И мистер Маннер согласился остаться еще на несколько недель, тем более что малышке Харриет здесь было гораздо лучше, чем в отцовском доме. Леди Уэвертон приставила к ней сразу двух горничных, а Бесси тут же воспользовалась этим обстоятельством, чтобы навестить какую-то кузину, живущую всего лишь в двадцати милях от Сент-Клементса.
Если бы воскресным вечером какой-нибудь заблудившийся путник искал себе убежище, то принял бы сияющие огни дома Уэвертонов не просто за путеводную звезду, а за целое созвездие. Обитатели и гости дома наслаждались музыкой в большой гостиной, тепло камина и пламя сотен свечей окутывало плечи дам золотистым покрывалом, а за окнами ветер срывал с деревьев последние листья, и каждый путник стремился поскорее достигнуть какого-нибудь приюта, пусть даже пастушьей хижины или деревенского трактира.

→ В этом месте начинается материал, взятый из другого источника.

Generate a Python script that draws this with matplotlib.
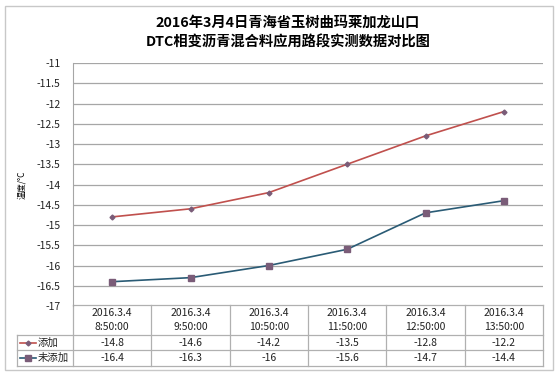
import matplotlib
matplotlib.use("Agg")
import matplotlib.pyplot as plt
from matplotlib.lines import Line2D
from matplotlib.patches import Rectangle
import numpy as np

plt.rcParams['font.family'] = ['Noto Sans CJK SC', 'DejaVu Sans']

categories = ["2016.3.4\n8:50:00", "2016.3.4\n9:50:00", "2016.3.4\n10:50:00",
              "2016.3.4\n11:50:00", "2016.3.4\n12:50:00", "2016.3.4\n13:50:00"]
added = [-14.8, -14.6, -14.2, -13.5, -12.8, -12.2]
not_added = [-16.4, -16.3, -16.0, -15.6, -14.7, -14.4]
series_names = ["添加", "未添加"]
title = "2016年3月4日青海省玉树曲玛莱加龙山口\nDTC相变沥青混合料应用路段实测数据对比图"
ylabel = "温度/°C"

W, H = 558, 376
fig = plt.figure(figsize=(W / 100, H / 100), dpi=100)
fig.patches.append(Rectangle((5 / W, 6 / H), 548 / W, 364 / H, transform=fig.transFigure,
                             fill=False, edgecolor='#c8c8c8', linewidth=1.0))

left, right, top, bottom = 73, 543, 63, 306
ax = fig.add_axes([left / W, 1 - bottom / H, (right - left) / W, (bottom - top) / H])

x = np.arange(len(categories))
red = '#c0504d'
blue = '#2a5b75'
mcol = '#7a5c78'
ax.plot(x, added, color=red, linewidth=1.2, marker='D', markersize=2.5,
        markerfacecolor=mcol, markeredgecolor=mcol, zorder=3)
ax.plot(x, not_added, color=blue, linewidth=1.2, marker='s', markersize=4,
        markerfacecolor=mcol, markeredgecolor=mcol, zorder=3)

ax.set_xlim(-0.5, len(categories) - 0.5)
ax.set_ylim(-17, -11)
yt = np.arange(-17, -10.99, 0.5)
ax.set_yticks(yt)
ax.set_yticklabels([f"{v:g}" for v in yt], fontsize=7.5, color='#222222')
ax.tick_params(axis='y', length=0, pad=9)
ax.set_xticks([])
ax.grid(axis='y', color='#a6a6a6', linewidth=0.9)
for s in ['top', 'right', 'bottom']:
    ax.spines[s].set_visible(False)
ax.spines['left'].set_color('#a6a6a6')

fig.text(22 / W, 1 - 185 / H, ylabel, rotation=90, fontsize=6, ha='center', va='center')
fig.text(288 / W, 1 - 33 / H, title, fontsize=10.3, fontweight='bold', ha='center',
         va='center', linespacing=1.5)

# data table below the axes
axw = right - left
axh = bottom - top
def fx(px):
    return (px - left) / axw
def fy(py):
    return (bottom - py) / axh

tbl_top, hdr_bot, r1_bot, r2_bot = 305, 335, 350, 366
lab_left = 17
cw = axw / len(categories)
lc = '#b0b0b0'
lk = dict(transform=ax.transAxes, clip_on=False, color=lc, linewidth=0.9)
# horizontal lines
ax.add_line(Line2D([fx(left), fx(right)], [fy(tbl_top)] * 2, **lk))
for yy in (hdr_bot, r1_bot, r2_bot):
    ax.add_line(Line2D([fx(lab_left), fx(right)], [fy(yy)] * 2, **lk))
# vertical lines
for i in range(len(categories) + 1):
    xx = left + i * cw
    ax.add_line(Line2D([fx(xx)] * 2, [fy(tbl_top), fy(r2_bot)], **lk))
ax.add_line(Line2D([fx(lab_left)] * 2, [fy(hdr_bot), fy(r2_bot)], **lk))

tk = dict(transform=ax.transAxes, clip_on=False, ha='center', va='center', fontsize=7.5,
          color='#222222')
for i, c in enumerate(categories):
    cx = fx(left + (i + 0.5) * cw)
    ax.text(cx, fy((tbl_top + hdr_bot) / 2), c, linespacing=1.5, **tk)
    ax.text(cx, fy((hdr_bot + r1_bot) / 2), f"{added[i]:g}", **tk)
    ax.text(cx, fy((r1_bot + r2_bot) / 2), f"{not_added[i]:g}", **tk)

# legend keys in row label cells
for yy0, yy1, col, mk, ms, name in [(hdr_bot, r1_bot, red, 'D', 2.5, series_names[0]),
                                    (r1_bot, r2_bot, blue, 's', 4, series_names[1])]:
    yc = fy((yy0 + yy1) / 2)
    ax.add_line(Line2D([fx(20), fx(36)], [yc, yc], transform=ax.transAxes, clip_on=False,
                       color=col, linewidth=1.2))
    ax.add_line(Line2D([fx(28)], [yc], transform=ax.transAxes, clip_on=False, marker=mk,
                       markersize=ms, color=mcol, linestyle='none'))
    ax.text(fx(38), yc, name, transform=ax.transAxes, clip_on=False, ha='left', va='center',
            fontsize=7.5, color='#222222')

fig.savefig("out.png", dpi=100)
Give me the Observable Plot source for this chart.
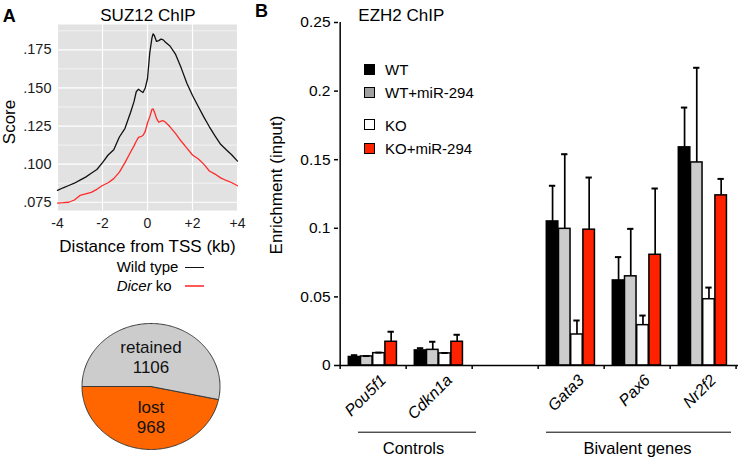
<!DOCTYPE html>
<html><head><meta charset="utf-8">
<script src="https://cdn.jsdelivr.net/npm/d3@7"></script>
<script src="https://cdn.jsdelivr.net/npm/@observablehq/plot@0.6"></script>
<style>
body{margin:0;background:#fff;}
#root{position:relative;width:740px;height:460px;font-family:Arial,"Liberation Sans",sans-serif;color:#000;overflow:hidden;background:#fff}
.t{position:absolute;white-space:nowrap;line-height:1;}
.box{position:absolute;}
</style></head><body><div id="root"></div>
<script>
// ---------- Panel A: SUZ12 ChIP profile ----------
const distKb = [-4,-3.75,-3.5,-3.25,-3,-2.75,-2.5,-2.25,-2,-1.75,-1.5,-1.25,-1,-0.75,-0.6,-0.5,-0.4,-0.3,-0.2,-0.1,0,0.1,0.2,0.25,0.3,0.4,0.5,0.6,0.7,0.8,1,1.25,1.5,1.75,2,2.25,2.5,2.75,3,3.25,3.5,3.75,4];
const wildTypeScore = [0.0828,0.0845,0.0860,0.0875,0.0895,0.0915,0.0940,0.0965,0.1010,0.1060,0.1095,0.1178,0.1235,0.1340,0.1410,0.1475,0.1492,0.1480,0.1470,0.1500,0.1560,0.1730,0.1830,0.1855,0.1845,0.1805,0.1810,0.1820,0.1815,0.1800,0.1775,0.1720,0.1630,0.1530,0.1450,0.1380,0.1310,0.1245,0.1185,0.1130,0.1095,0.1060,0.1020];
const dicerKoScore = [0.0745,0.0747,0.0750,0.0765,0.0795,0.0805,0.0815,0.0835,0.0860,0.0878,0.0905,0.0948,0.1010,0.1080,0.1120,0.1150,0.1176,0.1180,0.1188,0.1215,0.1270,0.1310,0.1360,0.1362,0.1345,0.1300,0.1275,0.1282,0.1285,0.1275,0.1245,0.1200,0.1150,0.1105,0.1060,0.1035,0.1000,0.0955,0.0935,0.0910,0.0893,0.0878,0.0858];
const yTicksA = [0.075,0.1,0.125,0.15,0.175];
const yTickLabelsA = [".075",".100",".125",".150",".175"];
const yMinorA = [0.0875,0.1125,0.1375,0.1625,0.1875];
const xTicksA = [-4,-2,0,2,4];
const xTickLabelsA = ["-4","-2","0","+2","+4"];

// ---------- Pie ----------
const pieLabels = ["lost","retained"];
const pieValues = [968,1106];
const pieColors = ["#ff6600","#cccccc"];

// ---------- Panel B: EZH2 ChIP ----------
const slots = ["Pou5f1","Cdkn1a"," ","Gata3","Pax6","Nr2f2"];
const genes = ["Pou5f1","Cdkn1a","Gata3","Pax6","Nr2f2"];
const conditions = ["WT","WT+miR-294","KO","KO+miR-294"];
const wtVals     = [0.0062,0.0110,0.1050,0.0620,0.1590];
const wtMirVals  = [0.0066,0.0114,0.0996,0.0650,0.1480];
const koVals     = [0.0090,0.0088,0.0226,0.0294,0.0483];
const koMirVals  = [0.0173,0.0173,0.0990,0.0807,0.1240];
const wtErr      = [0.0013,0.0016,0.0260,0.0170,0.0290];
const wtMirErr   = [0.0003,0.0059,0.0544,0.0346,0.0690];
const koErr      = [0.0004,0.0003,0.0102,0.0070,0.0085];
const koMirErr   = [0.0073,0.0051,0.0380,0.0483,0.0120];
const barFills = ["#000000","#cccccc","#ffffff","#ff2200"];
const legendFills = ["#000000","#a0a0a0","#ffffff","#ff2200"];
const yTicksB = [0,0.05,0.1,0.15,0.2,0.25];
const groupNames = ["Controls","Bivalent genes"];
const groupFirst = ["Pou5f1","Gata3"];
const groupLast = ["Cdkn1a","Nr2f2"];
const groupLabelAt = ["Cdkn1a","Pax6"];

const FONT = 'Arial, "Liberation Sans", sans-serif';
const root = document.getElementById("root");

function txt(str, x, baseline, fs, opt = {}) {
  const d = document.createElement("div");
  d.className = "t";
  d.innerHTML = str;
  d.style.fontSize = fs + "px";
  d.style.left = x + "px";
  d.style.top = (baseline - 0.8465 * fs) + "px";
  if (opt.bold) d.style.fontWeight = "bold";
  if (opt.anchor === "middle") d.style.transform = "translateX(-50%)";
  if (opt.anchor === "end") d.style.transform = "translateX(-100%)";
  root.appendChild(d);
  return d;
}
function vtxt(str, cx, cy, fs) {
  const d = document.createElement("div");
  d.className = "t";
  d.textContent = str;
  d.style.fontSize = fs + "px";
  d.style.left = cx + "px";
  d.style.top = cy + "px";
  d.style.transform = "translate(-50%,-50%) rotate(-90deg)";
  root.appendChild(d);
}
function place(el, left, top) {
  const w = document.createElement("div");
  w.className = "box";
  w.style.left = left + "px";
  w.style.top = top + "px";
  w.appendChild(el);
  root.appendChild(w);
}
function hline(x1, x2, y, color, sw) {
  const d = document.createElement("div");
  d.className = "box";
  d.style.left = x1 + "px";
  d.style.width = (x2 - x1) + "px";
  d.style.top = (y - sw / 2) + "px";
  d.style.height = sw + "px";
  d.style.background = color;
  root.appendChild(d);
}

// ----- Panel A line chart -----
const profile = distKb.map((k, i) => ({k, wt: wildTypeScore[i], ko: dicerKoScore[i]}));
const plotA = Plot.plot({
  width: 245, height: 232,
  marginLeft: 57, marginRight: 8, marginTop: 24, marginBottom: 22,
  x: {domain: [-4, 4]},
  y: {domain: [0.0696, 0.1916]},
  style: {fontSize: "14.5px", fontFamily: FONT, color: "#1a1a1a", background: "transparent", overflow: "visible"},
  marks: [
    Plot.frame({fill: "#e2e2e2", stroke: "none"}),
    Plot.ruleY(yMinorA, {stroke: "white", strokeWidth: 0.6}),
    Plot.ruleY(yTicksA, {stroke: "white", strokeWidth: 1.2}),
    Plot.ruleX(xTicksA, {stroke: "white", strokeWidth: 1.2}),
    Plot.line(profile, {x: "k", y: "wt", stroke: "#111", strokeWidth: 1.3}),
    Plot.line(profile, {x: "k", y: "ko", stroke: "#ff2a2a", strokeWidth: 1.3}),
    Plot.axisY({ticks: yTicksA, tickSize: 0, tickPadding: 6, label: null,
      tickFormat: d => yTickLabelsA[yTicksA.indexOf(d)]}),
    Plot.axisX({ticks: xTicksA, tickSize: 0, tickPadding: 8, label: null, fontSize: 14,
      tickFormat: d => xTickLabelsA[xTicksA.indexOf(d)]})
  ]
});
place(plotA, 0, 0);

// ----- Pie -----
const total = d3.sum(pieValues);
const pieStart = Math.PI; // boundary on the left
let acc = pieStart;
const slices = pieValues.map((v, i) => {
  const a0 = acc, a1 = acc + 2 * Math.PI * v / total;
  acc = a1;
  const pts = [{x: 0, y: 0}];
  const n = Math.max(2, Math.ceil((a1 - a0) / (Math.PI / 180)));
  for (let j = 0; j <= n; j++) {
    const a = a0 + (a1 - a0) * j / n;
    pts.push({x: Math.cos(a), y: Math.sin(a)});
  }
  pts.push({x: 0, y: 0});
  const mid = (a0 + a1) / 2;
  return {pts, label: pieLabels[i] + "\n" + pieValues[i], lx: 0, ly: Math.sin(mid) * 0.48, color: pieColors[i]};
});
const plotPie = Plot.plot({
  width: 245, height: 160, margin: 0,
  x: {domain: [-1, 1], range: [81.5, 219.5], axis: null},
  y: {domain: [-1, 1], range: [149, 23], axis: null},
  style: {fontFamily: FONT, color: "#000", background: "transparent", overflow: "visible"},
  marks: [
    ...slices.map(s => Plot.line(s.pts, {x: "x", y: "y", fill: s.color, stroke: "#3a3a3a", strokeWidth: 1})),
    Plot.text(slices, {x: "lx", y: "ly", text: "label", fontSize: 17, lineHeight: 1.2, fill: "#111"})
  ]
});
place(plotPie, 0, 300);

// ----- Panel B bar chart -----
const seriesVals = [wtVals, wtMirVals, koVals, koMirVals];
const seriesErr = [wtErr, wtMirErr, koErr, koMirErr];
const rows = [];
genes.forEach((g, gi) => conditions.forEach((c, ci) =>
  rows.push({gene: g, cond: c, ci, v: seriesVals[ci][gi], top: seriesVals[ci][gi] + seriesErr[ci][gi]})));
const innerW = 490 - 88 - 2;
const bw = innerW / slots.length;
const s0 = 8.3, bwBar = 12.2;
const barMarks = [], errMarks = [];
conditions.forEach((c, ci) => {
  const data = rows.filter(d => d.ci === ci);
  const center = s0 + bwBar * (ci + 0.5);
  errMarks.push(Plot.ruleX(data, {x: "gene", y1: "v", y2: "top", dx: center - bw / 2, stroke: "#000", strokeWidth: 1.7}));
  errMarks.push(Plot.tickY(data, {x: "gene", y: "top", insetLeft: center - 3.5, insetRight: bw - center - 3.5, stroke: "#000", strokeWidth: 2}));
  barMarks.push(Plot.barY(data, {x: "gene", y1: 0, y2: "v", fill: barFills[ci], stroke: "#000", strokeWidth: 1.5,
    insetLeft: s0 + bwBar * ci, insetRight: bw - s0 - bwBar * (ci + 1)}));
});
const groups = groupNames.map((n, i) => ({name: n, first: groupFirst[i], last: groupLast[i], at: groupLabelAt[i]}));
const ctrl = groups.filter(g => g.name === "Controls");
const biv = groups.filter(g => g.name !== "Controls");
const plotB = Plot.plot({
  width: 490, height: 460,
  marginLeft: 88, marginRight: 2, marginTop: 22, marginBottom: 95,
  x: {type: "band", domain: slots, padding: 0, axis: null},
  y: {domain: [0, 0.25]},
  style: {fontSize: "15.5px", fontFamily: FONT, color: "#000", background: "transparent", overflow: "visible"},
  marks: [
    ...barMarks,
    ...errMarks,
    Plot.ruleY([0], {stroke: "#000", strokeWidth: 1.5}),
    Plot.ruleX([slots[0]], {x: d => d, y1: 0, y2: 0.25, dx: -bw / 2, stroke: "#000", strokeWidth: 1.5}),
    Plot.ruleX(slots, {x: d => d, y1: 0, y2: -0.003, dx: -bw / 2, stroke: "#000", strokeWidth: 1.5}),
    Plot.ruleX([slots[slots.length - 1]], {x: d => d, y1: 0, y2: -0.003, dx: bw / 2 - 0.75, stroke: "#000", strokeWidth: 1.5}),
    Plot.axisY({ticks: yTicksB, tickSize: 4, tickPadding: 4, label: null, strokeWidth: 1.5,
      tickFormat: d => String(d)}),
    Plot.text(genes, {x: d => d, y: 0, dy: 12, dx: 10, rotate: -45, textAnchor: "end", fontStyle: "italic", fontSize: 16}),
    Plot.ruleY(ctrl, {x1: "first", x2: "last", y: 0, dy: 66.7, insetLeft: 18, insetRight: -4, stroke: "#000", strokeWidth: 1}),
    Plot.ruleY(biv, {x1: "first", x2: "last", y: 0, dy: 66.7, insetLeft: 8, insetRight: 5, stroke: "#000", strokeWidth: 1}),
    Plot.text(ctrl, {x: "at", y: 0, dy: 88.5, dx: -26, text: "name", lineAnchor: "bottom", fontSize: 16.5}),
    Plot.text(biv, {x: "at", y: 0, dy: 88.5, text: "name", lineAnchor: "bottom", fontSize: 16.5})
  ]
});
place(plotB, 250, 0);

// ----- Texts -----
txt("A", 2.7, 22.5, 18, {bold: true});
txt("SUZ12 ChIP", 148, 21.7, 17, {anchor: "middle"});
vtxt("Score", 9.2, 122, 17);
txt("Distance from TSS (kb)", 147.5, 252, 17, {anchor: "middle"});
txt("Wild type", 116.7, 272, 15);
txt("<i>Dicer</i> ko", 116.7, 291, 15);
hline(185, 204, 267.3, "#111", 1.5);
hline(185, 204, 285.7, "#ff5a5a", 2);

txt("B", 255, 17.5, 18, {bold: true});
txt("EZH2 ChIP", 358.3, 21.7, 17);
vtxt("Enrichment (input)", 275.5, 185, 17);
const legY = [69, 92, 124.3, 148];
conditions.forEach((c, i) => {
  const sq = document.createElement("div");
  sq.className = "box";
  sq.style.left = "363.5px";
  sq.style.top = (legY[i] - 5.5) + "px";
  sq.style.width = "11px"; sq.style.height = "11px";
  sq.style.boxSizing = "border-box";
  sq.style.border = "1.5px solid #000";
  sq.style.background = legendFills[i];
  root.appendChild(sq);
  txt(c, 385, legY[i] + 6, 15);
});
</script></body></html>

Сара не умела играть настолько хорошо, чтобы осмелиться выступать на публике, хотя они с Бобби выучили несколько дуэтов, но больше для того, чтобы посмешить своих близких забавными песенками или комическими ариями.
Сегодня блистали талантами другие дамы, джентльмены помогали им, переворачивая ноты, а те из них, кто обладал хорошими вокальными данными или хотя бы был в этом уверен, принимали участие в исполнении парных арий.
Сара и Роберта предусмотрительно уселись в самый дальний угол, чтобы без помех подвергнуть разбору каждый номер. Вернее, говорила, как обычно, Бобби, а Сара хихикала, закрываясь веером, или с притворным возмущением пыталась урезонить подругу, если высказывания последней становились слишком смелыми.
Когда даже самые пылкие ценители музыки или прелестных музыкантш несколько утомились, вечер прервался для того, чтобы можно было размять ноги и потанцевать в ожидании второй его половины.
Сара, вдоволь насмеявшаяся во время концерта над остроумными замечаниями подруги, отнюдь не испытывала желания танцевать, тем более что Артур Уэвертон сегодня как-то особенно нежно поглядывал на свою молодую супругу.
Сара еще утром в церкви вспомнила, что уже несколько дней не видела малышку Харриет, и сейчас девушке захотелось пойти посмотреть на ребенка. Леди Уэвертон беспокоилась из-за того, что девочка кашляет, а ее отец называет это пустяками и не желает и слышать о том, чтобы пригласить врача, если уж сам не намерен заниматься лечением. Сара, как и ее добрая подруга, подивилась упрямству этого человека, она не могла понять и даже считала непростительным прегрешением поведение мистера Маннера. Этот человек тратил время и силы на то, чтобы выучиться лечить людей, а теперь не применял ни данные Богом способности, ни полученное образование во благо других. «Если б я знала медицинские науки, я бы ни за что не пренебрегала ими, как бы горько мне ни было! — думала она. — На свете столько страданий, и этому человеку по силам умерить их, а он весь отдается печали вместо того, чтобы позабыть о ней в праведных трудах!»
Сара взяла из вазы в гостиной самый спелый персик и легко взбежала по лестнице. Малышка Харриет капризничала, и горничная леди Уэвертон никак не могла уложить ее спать, девочка упрямо садилась в постели и хныкала.
— Мисс Мэйвуд! — Лиззи радостно обернулась к Саре. — Я никак не могу успокоить маленькую мисс, она зовет папочку, а ведь он уже заходил пожелать ей спокойной ночи!
— Ну-ка, Харриет, угадай, что я тебе принесла? — спросила Сара, пряча за спиной руку с персиком.